**Problem:** Return exactly, please, the lines that run from the line with "Generate a component" to the line with "const labelShift: Record<string, [number, number]>", ends included, and omit all pictures.

**Given information:**
▼

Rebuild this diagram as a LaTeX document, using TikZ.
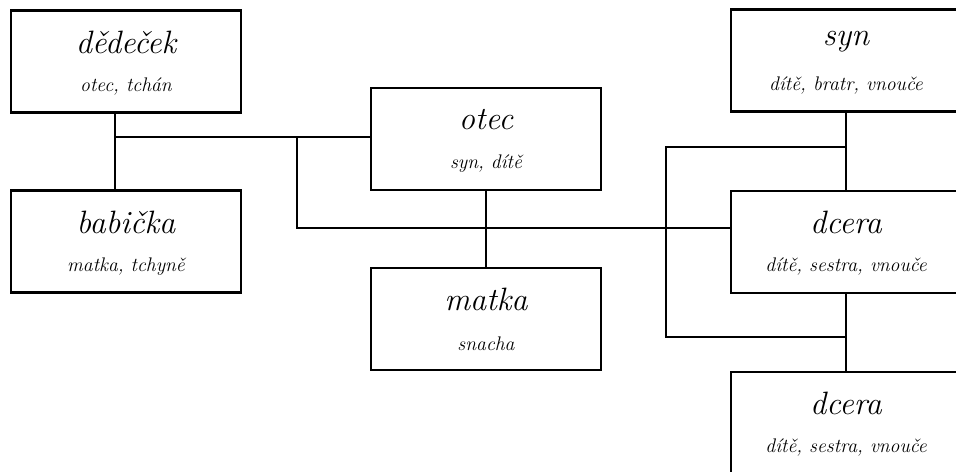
\documentclass[tikz,border=0pt]{standalone}
\usepackage{fontspec}
\usepackage{tikz}
\usetikzlibrary{calc,positioning}
\tikzset{
  person/.style={rectangle,draw=black,line width=1.8pt,minimum width=5.75cm,minimum height=2.55cm,inner sep=0pt},
  head/.style={font=\fontsize{23}{27}\selectfont\itshape,inner sep=0pt},
  role/.style={font=\fontsize{14}{17}\selectfont\itshape,inner sep=0pt},
  rel/.style={line width=1.8pt,black},
}
% box with its name near the top and its roles below
\newcommand{\Person}[4]{%
  \node[person] (#1) at (#2) {};
  \node[head] (#1-h) at ($(#1.north)+(0,33)$) {#3};
  \node[role] (#1-r) at ($(#1.north)+(0,77)$) {#4};
}
\newcommand{\Joints}{%
  \coordinate (gp) at (115,137); \coordinate (fa) at (297,137);
  \coordinate (fb) at (297,228); \coordinate (kt) at (666,147);
  \coordinate (kb) at (666,337);
}

\begin{document}
\begin{tikzpicture}[x=0.025cm,y=-0.025cm]
  \clip (0,0) rectangle (956,472);
  \useasboundingbox (0,0) rectangle (956,472);
  \Joints
  \Person{dedecek}{126,61.5}{dědeček}{otec, tchán}
  \Person{babicka}{126,241.5}{babička}{matka, tchyně}
  \Person{otec}{486,139}{otec}{syn, dítě}
  \Person{matka}{486,319}{matka}{snacha}
  \Person{syn}{846,60.5}{syn}{dítě, bratr, vnouče}
  \Person{dcera}{846,242}{dcera}{dítě, sestra, vnouče}
  \Person{dcerb}{846,423}{dcera}{dítě, sestra, vnouče}
  \draw[rel] (dedecek.south -| gp) -- (babicka.north -| gp);
  \draw[rel] (gp) -- (gp -| otec.west);
  \draw[rel] (fa) -- (fb) -- (fb -| dcera.west);
  \draw[rel] (otec.south) -- (matka.north);
  \draw[rel] (syn.south) -- (dcera.north);
  \draw[rel] (kt -| syn.south) -- (kt) -- (kb) -- (kb -| dcerb.north);
  \draw[rel] (dcera.south) -- (dcerb.north);
\end{tikzpicture}
\end{document}
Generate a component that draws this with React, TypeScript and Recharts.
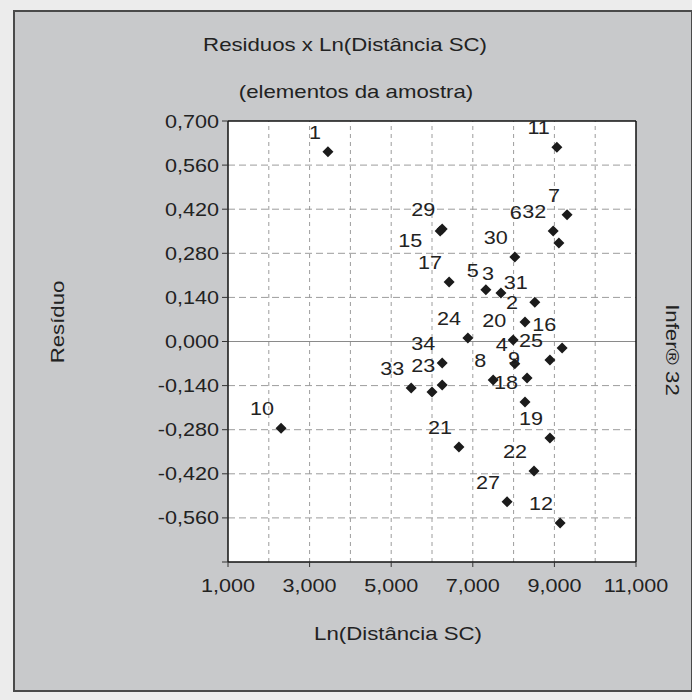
import React from 'react'
import { ScatterChart, Scatter, XAxis, YAxis, ReferenceLine, CartesianGrid } from 'recharts'

// ids of the sample elements, as printed next to each point ('' = label hidden in the scan)
const pointIds = ['1', '10', '11', '7', '32', '6', '29', '15', '30', '17', '5', '3', '31', '2', '20', '24', '16', '4', '25', '34', '9', '8', '33', '23', '', '18', '21', '19', '22', '27', '12']
const lnDist = [3.45, 2.3, 9.06, 9.31, 8.97, 9.11, 6.25, 6.2, 8.03, 6.42, 7.32, 7.69, 8.52, 8.28, 7.99, 6.88, 9.19, 8.03, 8.89, 6.25, 8.33, 7.5, 5.49, 6.25, 6.0, 8.28, 6.66, 8.89, 8.5, 7.84, 9.14]
const residuo = [0.602, -0.275, 0.617, 0.402, 0.351, 0.313, 0.357, 0.351, 0.268, 0.189, 0.164, 0.154, 0.125, 0.062, 0.005, 0.011, -0.021, -0.071, -0.059, -0.068, -0.116, -0.122, -0.148, -0.138, -0.16, -0.192, -0.335, -0.306, -0.411, -0.509, -0.576]

const xTicks = [1, 3, 5, 7, 9, 11]
const yTicks = [0.7, 0.56, 0.42, 0.28, 0.14, 0, -0.14, -0.28, -0.42, -0.56, -0.7]
const xGrid = [2, 3, 4, 5, 6, 7, 8, 9, 10]
const yGrid = [0.56, 0.42, 0.28, 0.14, -0.14, -0.28, -0.42, -0.56]

// labels that the original program pushed away from their point
const labelShift: Record<string, [number, number]> = { '6': [-30, -11], '15': [-11, 29], '16': [1, -4] }

const points = pointIds.map((id, i) => ({ id, x: lnDist[i], y: residuo[i] }))

const FONT = '"Liberation Sans", Arial, sans-serif'
const INK = '#222'

const fmt = (v: number) => v.toFixed(3).replace('.', ',')

function XTick({ x, y, payload }: any) {
    return (
        <g transform={`translate(${x},${y + 23}) scale(1.2,1)`}>
            <text textAnchor="middle" fontFamily={FONT} fontSize={18} fill={INK}>{fmt(payload.value)}</text>
        </g>
    )
}

function YTick({ x, y, payload }: any) {
    if (payload.value === -0.7) return null
    return (
        <g transform={`translate(${x},${y + 6.5}) scale(1.2,1)`}>
            <text textAnchor="end" fontFamily={FONT} fontSize={18} fill={INK}>{fmt(payload.value)}</text>
        </g>
    )
}

function Point({ cx, cy, payload }: any) {
    const [dx, dy] = labelShift[payload.id] || [0, 0]
    const r = 5.5
    return (
        <g>
            <path d={`M${cx},${cy - r}L${cx + r},${cy}L${cx},${cy + r}L${cx - r},${cy}Z`} fill="#1b1b1b" />
            {payload.id && (
                <g transform={`translate(${cx - 7 + dx},${cy - 13 + dy}) scale(1.2,1)`}>
                    <text textAnchor="end" fontFamily={FONT} fontSize={18} fill={INK}>{payload.id}</text>
                </g>
            )}
        </g>
    )
}

function Txt({ x, y, children, size = 18.5, rotate = 0 }: any) {
    return (
        <div
            style={{
                position: 'absolute', left: x, top: y, whiteSpace: 'nowrap',
                transform: `translate(-50%,-50%) rotate(${rotate}deg) scale(1.2,1)`,
                fontFamily: FONT, fontSize: size, color: INK, lineHeight: 1,
            }}
        >
            {children}
        </div>
    )
}

export default function App() {
    return (
        <div style={{ position: 'absolute', left: 0, top: 0, width: 692, height: 700, background: '#ececec', overflow: 'hidden' }}>
            <div style={{ position: 'absolute', left: 13, top: 10, width: 676, height: 678, background: '#c8c9cb', border: '2px solid #4a4a4a' }} />
            <Txt x={345} y={45}>Residuos x Ln(Distância SC)</Txt>
            <Txt x={356} y={92}>(elementos da amostra)</Txt>
            <Txt x={398} y={634}>Ln(Distância SC)</Txt>
            <Txt x={58} y={322} rotate={-90}>Resíduo</Txt>
            <Txt x={672} y={350} rotate={90}>Infer® 32</Txt>
            <div style={{ position: 'absolute', left: 0, top: 0 }}>
                <ScatterChart width={692} height={700} margin={{ top: 121, right: 56, bottom: 0, left: 0 }}>
                    <CartesianGrid horizontal={false} vertical={false} fill="#ffffff" />
                    {xGrid.map(v => (
                        <ReferenceLine key={'vx' + v} x={v} stroke="#9c9c9c" strokeDasharray="4 4" />
                    ))}
                    {yGrid.map(v => (
                        <ReferenceLine key={'hy' + v} y={v} stroke="#9c9c9c" strokeDasharray="7 4" />
                    ))}
                    <ReferenceLine y={0} stroke="#8a8a8a" />
                    <ReferenceLine y={0.7} stroke="#111" strokeWidth={1.5} />
                    <ReferenceLine x={11} stroke="#111" strokeWidth={1.5} />
                    <XAxis
                        type="number"
                        dataKey="x"
                        domain={[1, 11]}
                        ticks={xTicks}
                        height={138}
                        tickSize={5}
                        tickMargin={2}
                        axisLine={{ stroke: '#111', strokeWidth: 1.5 }}
                        tickLine={{ stroke: '#333' }}
                        tick={<XTick />}
                        allowDataOverflow
                    />
                    <YAxis
                        type="number"
                        dataKey="y"
                        domain={[-0.7, 0.7]}
                        ticks={yTicks}
                        width={228}
                        tickSize={6}
                        tickMargin={3}
                        axisLine={{ stroke: '#111', strokeWidth: 1.5 }}
                        tickLine={{ stroke: '#333' }}
                        tick={<YTick />}
                        allowDataOverflow
                    />
                    <Scatter data={points} shape={<Point />} isAnimationActive={false} />
                </ScatterChart>
            </div>
        </div>
    )
}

▲

**Reply to the exercise:**
Generate a component that draws this with React, TypeScript and Recharts.
import React from 'react'
import { ScatterChart, Scatter, XAxis, YAxis, ReferenceLine, CartesianGrid } from 'recharts'

// ids of the sample elements, as printed next to each point ('' = label hidden in the scan)
const pointIds = ['1', '10', '11', '7', '32', '6', '29', '15', '30', '17', '5', '3', '31', '2', '20', '24', '16', '4', '25', '34', '9', '8', '33', '23', '', '18', '21', '19', '22', '27', '12']
const lnDist = [3.45, 2.3, 9.06, 9.31, 8.97, 9.11, 6.25, 6.2, 8.03, 6.42, 7.32, 7.69, 8.52, 8.28, 7.99, 6.88, 9.19, 8.03, 8.89, 6.25, 8.33, 7.5, 5.49, 6.25, 6.0, 8.28, 6.66, 8.89, 8.5, 7.84, 9.14]
const residuo = [0.602, -0.275, 0.617, 0.402, 0.351, 0.313, 0.357, 0.351, 0.268, 0.189, 0.164, 0.154, 0.125, 0.062, 0.005, 0.011, -0.021, -0.071, -0.059, -0.068, -0.116, -0.122, -0.148, -0.138, -0.16, -0.192, -0.335, -0.306, -0.411, -0.509, -0.576]

const xTicks = [1, 3, 5, 7, 9, 11]
const yTicks = [0.7, 0.56, 0.42, 0.28, 0.14, 0, -0.14, -0.28, -0.42, -0.56, -0.7]
const xGrid = [2, 3, 4, 5, 6, 7, 8, 9, 10]
const yGrid = [0.56, 0.42, 0.28, 0.14, -0.14, -0.28, -0.42, -0.56]

// labels that the original program pushed away from their point
const labelShift: Record<string, [number, number]> = { '6': [-30, -11], '15': [-11, 29], '16': [1, -4] }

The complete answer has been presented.